Und außerdem: Was wäre eigentlich, wenn der Bund die Bayern verklagt und man bekommt ein Urteil, dass die Rechtswidrigkeit der Nicht-Anrechnung des ausgezahlten Familiengeldes in den kommunalen Jobcentern bestätigt (was natürlich eine ganz Weile dauern wird, bis so ein Urteil käme)? Müssten dann die Betroffenen, die jetzt das Glück haben, nicht in der familiengeldfreien Zone zu leben, das erhaltene Familiengeld wieder zurückzahlen? Und wenn nicht, wäre dass dann nicht eine Doppelung der Ungfleichbehandlung in Abhängigkeit vom Wohnort innerhalb des gespaltenen Bayern. Man kann schon erkennen, in welchem Morast wir hier hineinschlittern.

Aber beide Seiten spielen hier ein mehr als fragwürdiges Spiel. Es wurde bereits im letzten Beitrag darauf hingewiesen, dass die Bayern eine mehr als doppelmoral daherkommendes Spiel spielen. Denn bei „ihrem“ Familiengeld drücken sie auf die Tränendrüse und rücken den „herzlosen“ Bundesarbeitsminister ins negative Licht des Blockierers, der verhindern wolle, dass den armen Familien auch was zugute kommt. Dabei war es in der Vergangenheit gerade die CSU aus Bayern – die bekanntlich (noch) mit in der Bundesregierung sitzt -, die in Berlin immer einen harten Kurs gefahren ist, wenn es um Anrechnungsfragen bei Hartz IV geht. Man erinnere sich bitte an die auf Druck der Bayern überhaupt erst eingeführte Bundesleistung Betreuungsgeld, die dann aber durch ein Urteil des Bundesverfassungsgerichts nur eine kurze Lebensspanne hatte. Beim Betreuungsgeld, das ja auch eine spezifische Zweckbindung hatte, bestand die CSU auf einer Anrechnung der Leistung auf den Hartz IV-Anspruch. Und das Elterngeld wird auch angerechnet auf die Grundsicherungsleistungen – allerdings erst seit 2011, bis zu dem Jahr wurde es nicht angerechnet. Man hat das damals gemacht, um Geld zu sparen (und den Druck auf die Sozialleistungsempfänger zu erhöhen).

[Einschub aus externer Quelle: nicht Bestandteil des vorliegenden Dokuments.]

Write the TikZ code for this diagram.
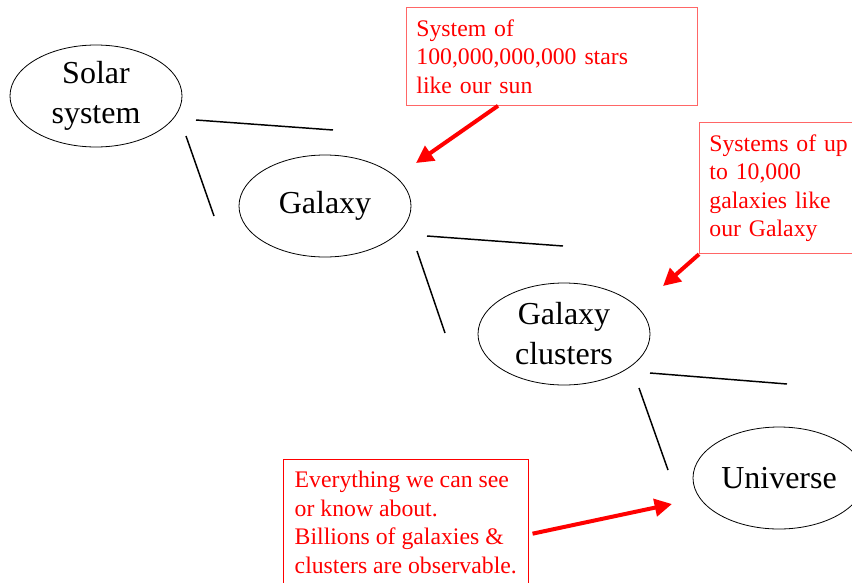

Der Hinweis auf die (Nicht-)Anrechnung des Elterngeldes bei SGB II-Leistungen ist deshalb wichtig, weil es verdeutlicht, dass das bei allen offenen juristischen Auslegungsklimmzügen zuvorderst politische Entscheidungen sind, die man mal für, mal gegen die Betroffenen gestalten kann. Und an dieser Stelle hätte man erwartet, dass der sozialdemokratische Minister Hubertus Heil (SPD) die Bayern zwar darauf hinweist, dass sie gegen das Bundesrecht verstoßen (wenn es denn so sein sollte), aber man doch gerade als Sozialdemokratie die Lebenslagen der betroffenen Familien verbessern möchte. Er hätte dann den Ball nach München zurückspielen und die CSU auffordern können, mit ihm gemeinsam in Berlin die gesetzlichen Regelungen zugunsten einer verbesserten Nicht-Anrechnung bestimmter Leistungen im SGB II zu verändern. Warum nur hat man bislang von so einer Offensive nichts gehört? Weil es solche Überlegungen bei dem SPD-Minister vielleicht gar nicht gibt? Und man „nur“ die Bayern mit ihrem „großzügigen“ Umgang vorführen wollte vor der Wahl? Fragen über Fragen und ein ganz schlechter Nachgeschmack.